Septiembre no entra con estruendo, pero tampoco pide permiso. Se cuela por debajo de la puerta como los recibos de la luz. Llega sin flores, sin brindis, sin posibilidad de réplica. Se presenta con olor a goma de borrar, a bocata envuelto en servilleta reciclada y a madrugón que escuece más que el salitre en una herida. Volvemos. Todos. Al colegio, al curro, al atasco, al tupper de pasta sin gracia. A la rutina que, aunque a veces parezca una condena, es el único sitio donde sabemos sobrevivir sin GPS. Volvemos con la sonrisa forzada, con el bronceado fingido y la nevera medio vacía. Eso sí, el móvil a reventar de instantáneas que nos devuelven al abrirlas una sonrisa boba.

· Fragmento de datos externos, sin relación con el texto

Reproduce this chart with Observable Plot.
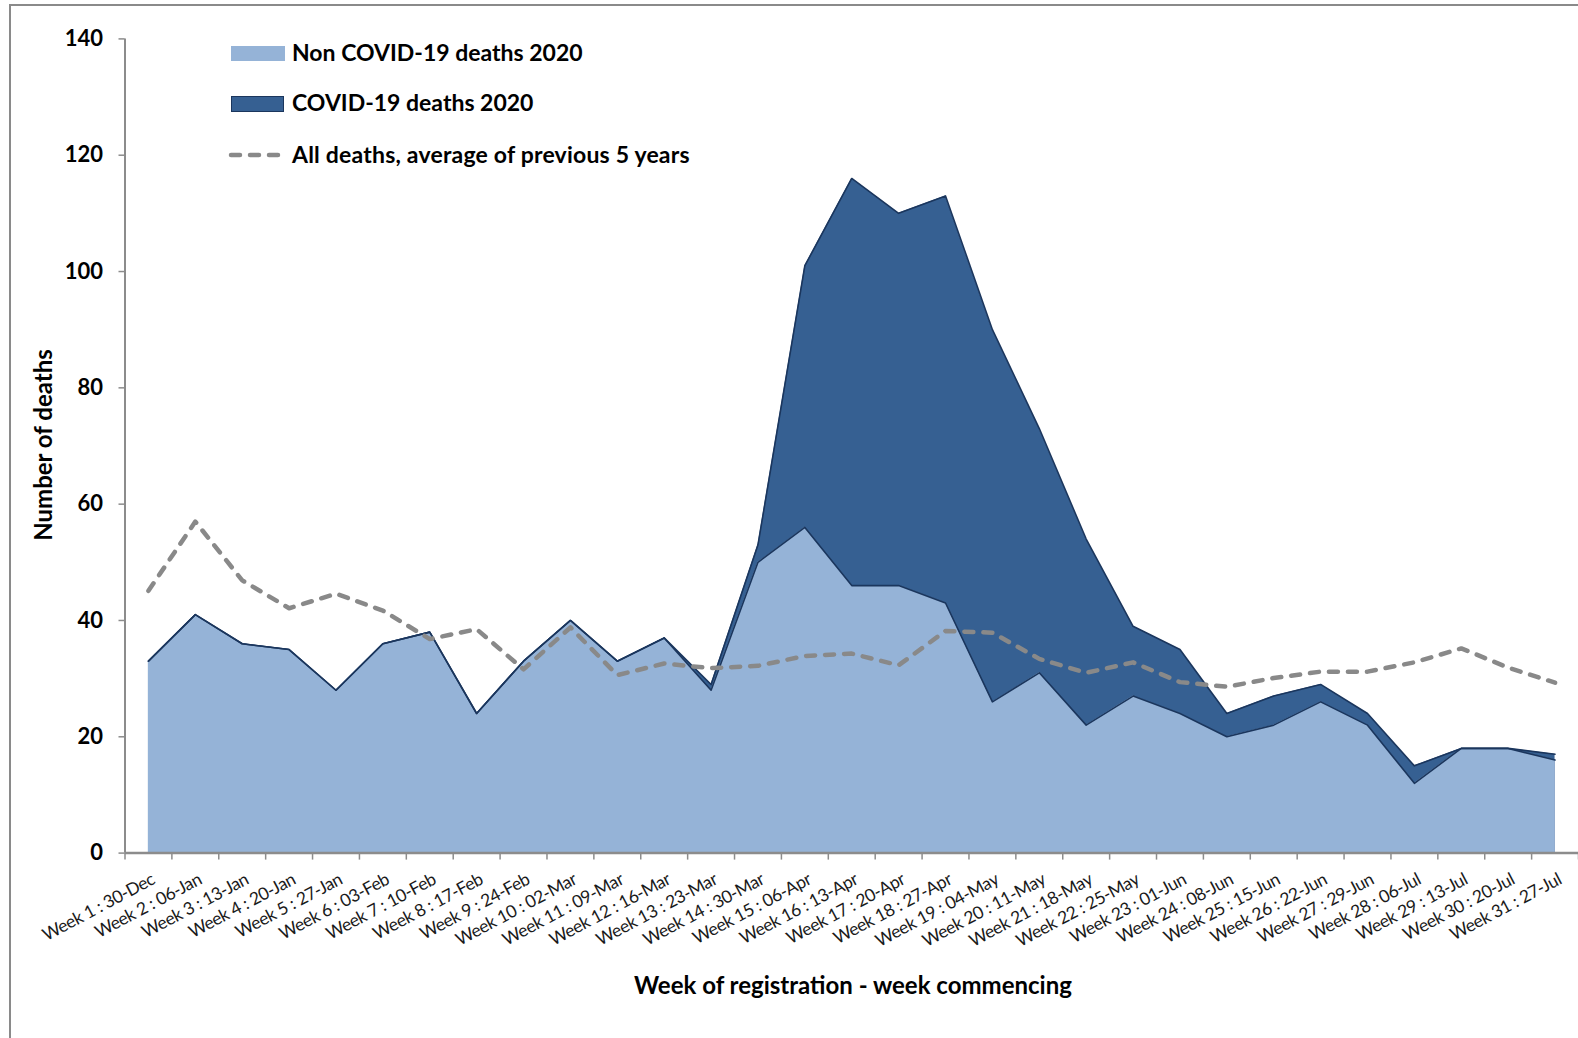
<!DOCTYPE html>
<html>
<head>
<meta charset="utf-8">
<script src="https://cdn.jsdelivr.net/npm/d3@7"></script>
<script src="https://cdn.jsdelivr.net/npm/@observablehq/plot@0.6"></script>
<style>
  html, body { margin: 0; padding: 0; background: #fff; overflow: hidden; }
  body { font-family: Lato, "Open Sans", sans-serif; color: #000; }
  #wrap { position: relative; width: 1578px; height: 1038px; }
  #frame { position: absolute; left: 9px; top: 4px; width: 1700px; height: 1200px;
           border-left: 2px solid #8a8a8a; border-top: 2px solid #8a8a8a; pointer-events: none; }
  #chart { position: absolute; left: 0; top: 0; }
  .lg { position: absolute; left: 0; top: 0; }
  .sw { position: absolute; left: 231px; width: 54px; height: 15px; }
  .lt { position: absolute; left: 292px; font-weight: 700; font-size: 23px; line-height: 1; white-space: nowrap; }
  #ytitle { position: absolute; left: 42px; top: 445px; transform: translate(-50%, -50%) rotate(-90deg);
            font-weight: 700; font-size: 24px; white-space: nowrap; }
  #xtitle { position: absolute; left: 853px; top: 984px; transform: translate(-50%, -50%);
            font-weight: 700; font-size: 24px; white-space: nowrap; }
  .xlab text { letter-spacing: -0.4px; }
</style>
</head>
<body>
<div id="wrap">
  <div id="chart"></div>
  <div id="frame"></div>
  <div class="sw" style="top:46px;background:#95B3D7;"></div>
  <div class="lt" style="top:41px;">Non COVID-19 deaths 2020</div>
  <div class="sw" style="top:96px;height:14px;background:#366092;border:1.5px solid #1B365D;width:51px;"></div>
  <div class="lt" style="top:91px;">COVID-19 deaths 2020</div>
  <svg class="lg" width="300" height="200" style="position:absolute;left:0;top:0;overflow:visible">
    <line x1="231" x2="285" y1="155" y2="155" stroke="#898989" stroke-width="4.5" stroke-dasharray="9,10" stroke-linecap="round"/>
  </svg>
  <div class="lt" style="top:143px;letter-spacing:0.2px;">All deaths, average of previous 5 years</div>
  <div id="ytitle">Number of deaths</div>
  <div id="xtitle">Week of registration - week commencing</div>
</div>
<script>
const weeks = [
  "Week 1 : 30-Dec", "Week 2 : 06-Jan", "Week 3 : 13-Jan", "Week 4 : 20-Jan", "Week 5 : 27-Jan",
  "Week 6 : 03-Feb", "Week 7 : 10-Feb", "Week 8 : 17-Feb", "Week 9 : 24-Feb", "Week 10 : 02-Mar",
  "Week 11 : 09-Mar", "Week 12 : 16-Mar", "Week 13 : 23-Mar", "Week 14 : 30-Mar", "Week 15 : 06-Apr",
  "Week 16 : 13-Apr", "Week 17 : 20-Apr", "Week 18 : 27-Apr", "Week 19 : 04-May", "Week 20 : 11-May",
  "Week 21 : 18-May", "Week 22 : 25-May", "Week 23 : 01-Jun", "Week 24 : 08-Jun", "Week 25 : 15-Jun",
  "Week 26 : 22-Jun", "Week 27 : 29-Jun", "Week 28 : 06-Jul", "Week 29 : 13-Jul", "Week 30 : 20-Jul",
  "Week 31 : 27-Jul"
];
const nonCovidDeaths = [33, 41, 36, 35, 28, 36, 38, 24, 33, 40, 33, 37, 28, 50, 56, 46, 46, 43, 26, 31, 22, 27, 24, 20, 22, 26, 22, 12, 18, 18, 16];
const covidDeaths    = [0, 0, 0, 0, 0, 0, 0, 0, 0, 0, 0, 0, 1, 3, 45, 70, 64, 70, 64, 42, 32, 12, 11, 4, 5, 3, 2, 3, 0, 0, 1];
const avgPrev5Years  = [45.1, 57.0, 46.9, 42.1, 44.6, 41.7, 36.8, 38.5, 31.6, 38.8, 30.6, 32.6, 31.8, 32.2, 33.9, 34.3, 32.3, 38.2, 37.9, 33.4, 31.0, 32.8, 29.4, 28.6, 30.1, 31.2, 31.2, 32.8, 35.2, 31.9, 29.3];
const yTicks = [0, 20, 40, 60, 80, 100, 120, 140];

const rows = weeks.map((w, i) => ({
  i, week: w,
  non: nonCovidDeaths[i],
  total: nonCovidDeaths[i] + covidDeaths[i],
  avg: avgPrev5Years[i]
}));
const idx = rows.map(d => d.i);
const boundaries = d3.range(-0.5, weeks.length, 1);

const chart = Plot.plot({
  width: 1578,
  height: 1038,
  marginLeft: 124.5,
  marginRight: 0,
  marginTop: 38.4,
  marginBottom: 185.4,
  style: { fontFamily: "Lato, 'Open Sans', sans-serif", background: "transparent", color: "#000", overflow: "visible" },
  x: { type: "linear", domain: [-0.5, weeks.length - 0.5], axis: null },
  y: { domain: [0, 140], axis: null },
  marks: [
    Plot.areaY(rows, { x: "i", y: "total", fill: "#366092" }),
    Plot.areaY(rows, { x: "i", y: "non", fill: "#95B3D7" }),
    Plot.lineY(rows, { x: "i", y: "total", stroke: "#1B365D", strokeWidth: 1.6 }),
    Plot.lineY(rows, { x: "i", y: "non", stroke: "#1B365D", strokeWidth: 1.6 }),
    Plot.lineY(rows, { x: "i", y: "avg", stroke: "#898989", strokeWidth: 4.5, strokeDasharray: "9,10", strokeLinecap: "round", strokeLinejoin: "round" }),
    Plot.ruleX([-0.5], { stroke: "#8c8c8c", strokeWidth: 2 }),
    Plot.ruleY([0], { stroke: "#8c8c8c", strokeWidth: 2.5 }),
    Plot.axisY({ ticks: yTicks, tickSize: 6, tickPadding: 16, fontSize: 22, fontWeight: "bold", stroke: "#8c8c8c", strokeWidth: 1.5, fill: "#000", label: null, tickFormat: d => String(d) }),
    Plot.axisX({ ticks: boundaries, tickSize: 7, tickFormat: () => "", stroke: "#8c8c8c", strokeWidth: 1.5, label: null }),
    Plot.text(idx, { x: d => d, frameAnchor: "bottom", text: d => weeks[d], rotate: -28, textAnchor: "end", lineAnchor: "middle", dx: 5, dy: 25, fontSize: 17.5, fill: "#1a1a1a", className: "xlab" })
  ]
});
document.getElementById("chart").appendChild(chart);
</script>
</body>
</html>
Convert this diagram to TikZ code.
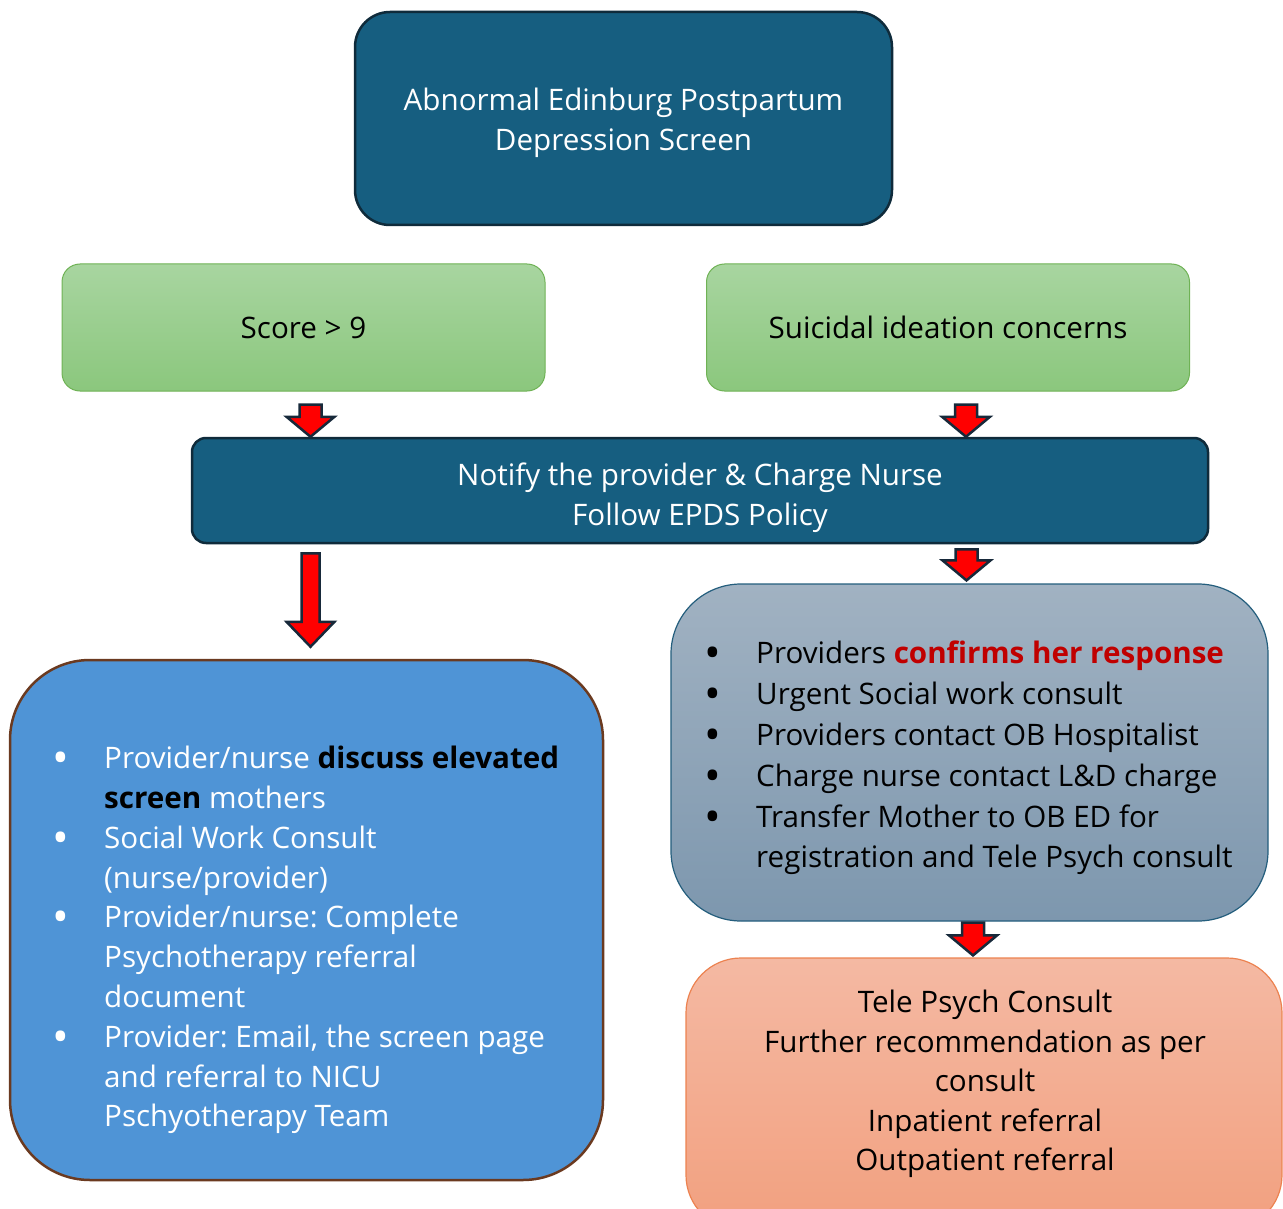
\documentclass[tikz,border=0pt]{standalone}
\usepackage{fontspec}
\setmainfont{Open Sans}
\usetikzlibrary{calc,positioning}
\frenchspacing
\definecolor{tealfill}{HTML}{165E80}
\definecolor{tealedge}{HTML}{0F2B3B}
\definecolor{greentop}{HTML}{A8D5A0}
\definecolor{greenbot}{HTML}{8BC77D}
\definecolor{greenedge}{HTML}{6FB255}
\definecolor{bluefill}{HTML}{4F94D6}
\definecolor{brownedge}{HTML}{6B3A20}
\definecolor{greytop}{HTML}{A1B2C2}
\definecolor{greybot}{HTML}{7D97AE}
\definecolor{greyedge}{HTML}{245E7D}
\definecolor{salmontop}{HTML}{F4B9A3}
\definecolor{salmonbot}{HTML}{F2A07F}
\definecolor{salmonedge}{HTML}{EC8250}
\definecolor{arrowedge}{HTML}{17293A}
\definecolor{alertred}{HTML}{C00000}
\newcommand{\boxfont}{\fontsize{29.6}{39.5}\selectfont}
\newcommand{\bul}{\llap{\raisebox{-5pt}{\scalebox{1.5}{\textbullet}}\hspace{35pt}}}
\tikzset{
    darkbox/.style = {draw=tealedge, line width=2.5pt, fill=tealfill,
        text=white, align=center, font=\boxfont},
    greenbox/.style = {draw=greenedge, line width=1pt,
        top color=greentop, bottom color=greenbot,
        rounded corners=18pt, minimum width=483pt, minimum height=127pt,
        font=\boxfont},
    listtext/.style = {align=left, inner sep=0pt, anchor=north west, font=\boxfont},
    redarrow/.style = {draw=arrowedge, line width=2.5pt, fill=red, line join=miter}
}
% block arrow: start, tip, shaft half width, head length
\newcommand{\blockarrow}[4]{%
    \draw[redarrow] let \p1=(#1), \p2=(#2) in
        (\x1-#3pt,\y1) -- (\x1+#3pt,\y1) -- (\x1+#3pt,\y2+#4pt)
        -- (\x1+24pt,\y2+#4pt) -- (\x2,\y2) -- (\x1-24pt,\y2+#4pt)
        -- (\x1-#3pt,\y2+#4pt) -- cycle;}

\begin{document}
\begin{tikzpicture}[x=1pt, y=-1pt]
    \useasboundingbox (0,0) rectangle (1283,1209);
    \clip (0,0) rectangle (1283,1209);
    \node[darkbox, rounded corners=35pt, minimum width=537pt, minimum height=213pt]
        (edinburgh) at (623.5,118.5) {\rule{0pt}{31pt}Abnormal Edinburg Postpartum\\Depression Screen};
    \node[greenbox] (score) at (303.5,327.5) {Score > 9};
    \node[greenbox] (suicidal) at (948,327.5) {Suicidal ideation concerns};
    \node[darkbox, rounded corners=14pt, minimum width=1016pt, minimum height=105pt]
        (notify) at (700,490.5) {\rule{0pt}{37pt}Notify the provider \& Charge Nurse\\Follow EPDS Policy};

    \node[draw=brownedge, line width=2.5pt, fill=bluefill, rounded corners=80pt,
        minimum width=593pt, minimum height=520pt] (elevated) at (306.5,920) {};
    \node[listtext, text=white, font=\fontsize{29.6}{39.8}\selectfont] (elevatedlist) at (104,746) {%
        \bul Provider/nurse \textcolor{black}{\textbf{discuss elevated}}\\
        \textcolor{black}{\textbf{screen}} mothers\\
        \bul Social Work Consult\\
        (nurse/provider)\\
        \bul Provider/nurse: Complete\\
        Psychotherapy referral\\
        document\\
        \bul Provider: Email, the screen page\\
        and referral to NICU\\
        Pschyotherapy Team};

    \node[draw=greyedge, line width=1.2pt, top color=greytop, bottom color=greybot,
        rounded corners=70pt, minimum width=597pt, minimum height=337pt]
        (urgent) at (969.5,752.5) {};
    \node[listtext, text=black, font=\fontsize{29.6}{40.8}\selectfont] (urgentlist) at (756,641) {%
        \bul Providers \textcolor{alertred}{\textbf{confirms her response}}\\
        \bul Urgent Social work consult\\
        \bul Providers contact OB Hospitalist\\
        \bul Charge nurse contact L\&D charge\\
        \bul Transfer Mother to OB ED for\\
        registration and Tele Psych consult};

    \node[draw=salmonedge, line width=1.2pt, top color=salmontop, bottom color=salmonbot,
        rounded corners=55pt, minimum width=596pt, minimum height=272pt]
        (tele) at (984,1094) {};
    \node[align=center, inner sep=0pt, anchor=north, font=\boxfont] (teletext)
        at (985,990) {Tele Psych Consult\\Further recommendation as per\\consult\\
        Inpatient referral\\Outpatient referral};

    \blockarrow{$(score.south)+(7,13)$}{$(notify.north -| score.south)+(7,0)$}{11}{20}
    \blockarrow{$(suicidal.south)+(18,13)$}{$(notify.north -| suicidal.south)+(18,0)$}{11}{20}
    \blockarrow{$(notify.south -| elevated.north)+(4,9)$}{$(elevated.north)+(4,-12)$}{9}{25}
    \blockarrow{$(notify.south -| urgent.north)+(-3,5)$}{$(urgent.north)+(-3,-3)$}{11}{20}
    \blockarrow{$(urgent.south -| tele.north)+(-11,1)$}{$(tele.north)+(-11,-2)$}{11}{20}
\end{tikzpicture}
\end{document}
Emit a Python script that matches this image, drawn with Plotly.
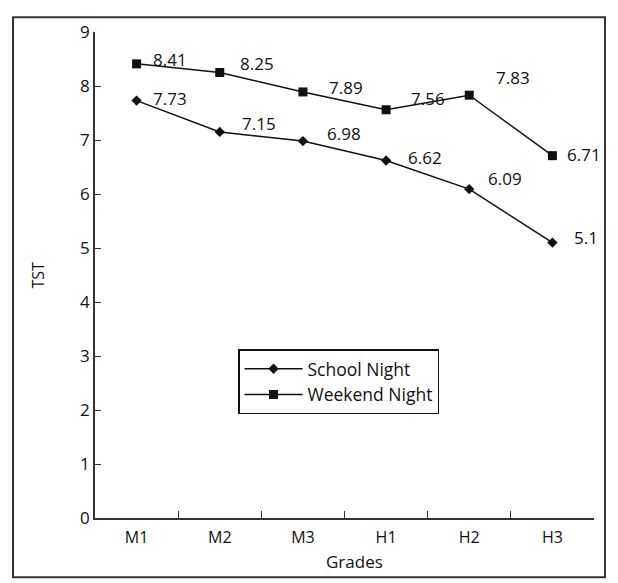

Los niños, arrastrando mochilas tamaño mudanza y deseando que el recreo dure toda la vida. Los padres, haciendo malabares entre el Excel y la lista del súper. Y los profes… ay, los profes. Héroes con nombre propio que vuelven a plantar conocimiento en tierra cada vez más pedregosa.

Y luego está el trabajo. Si lo tienes, claro. Porque no todos vuelven al mismo sitio: algunos vuelven al paro, otros a la cuerda floja de un contrato que no da ni para Netflix. Los autónomos regresan al mismo infierno, con la diferencia de que ahora hace menos calor. Porque emprender en este país es como ir a la guerra con una cuchara. Y, mientras tanto, ahí están ellos: los políticos, los de siempre, peleando por el micrófono más que por las soluciones. Las mismas promesas tuneadas del curso anterior. Las mismas frases hechas que no llenan el carro de la compra ni calientan el salón. Mientras tú piensas si dar de baja el gimnasio o renunciar al vermú, ellos siguen midiéndose en titulares. Como si con eso bastara.

Pero aún con todo, hay belleza en volver. Porque volvemos distintos. Un poco más conscientes, un poco más cansados, pero con la piel aún salada de los abrazos de verano. Volver también es un acto de fe. De amor. De seguir cuando todo invita a quedarse quieto.

Heráclito decía que uno no se baña dos veces en el mismo río. Pero es que nosotros ni tiempo tenemos de meternos en el agua. Eso sí: la rutina, aunque repetida, nunca es igual. Porque nosotros ya no lo somos. Ni la esperanza, ni el miedo, ni las ganas.

Y aún quedan rescoldos: el beso mañanero con legañas, el paseo al atardecer donde se habla de todo y de nada, la merienda improvisada con galletas y confidencias. Los pequeños fuegos que no hacen ruido, pero calientan.

Volver no es rendirse. Es pelear con elegancia. Es recordar que la vida no siempre es épica, pero puede ser profundamente entrañable. Que en los lunes hay espacio para los milagros. Que en lo cotidiano también hay poesía, si te atreves a mirarla sin cinismo.

Así que sí, hemos vuelto. Y no es poco. Porque en este mundo que va a mil y no espera a nadie, tener un sitio al que volver… ya es un privilegio.

Volver… qué verbo tan humano. Tan de seguir queriendo, aunque cueste. Tan de recomenzar. Y en este mundo que corre sin freno, tal vez volver sea lo más valiente que podemos hacer.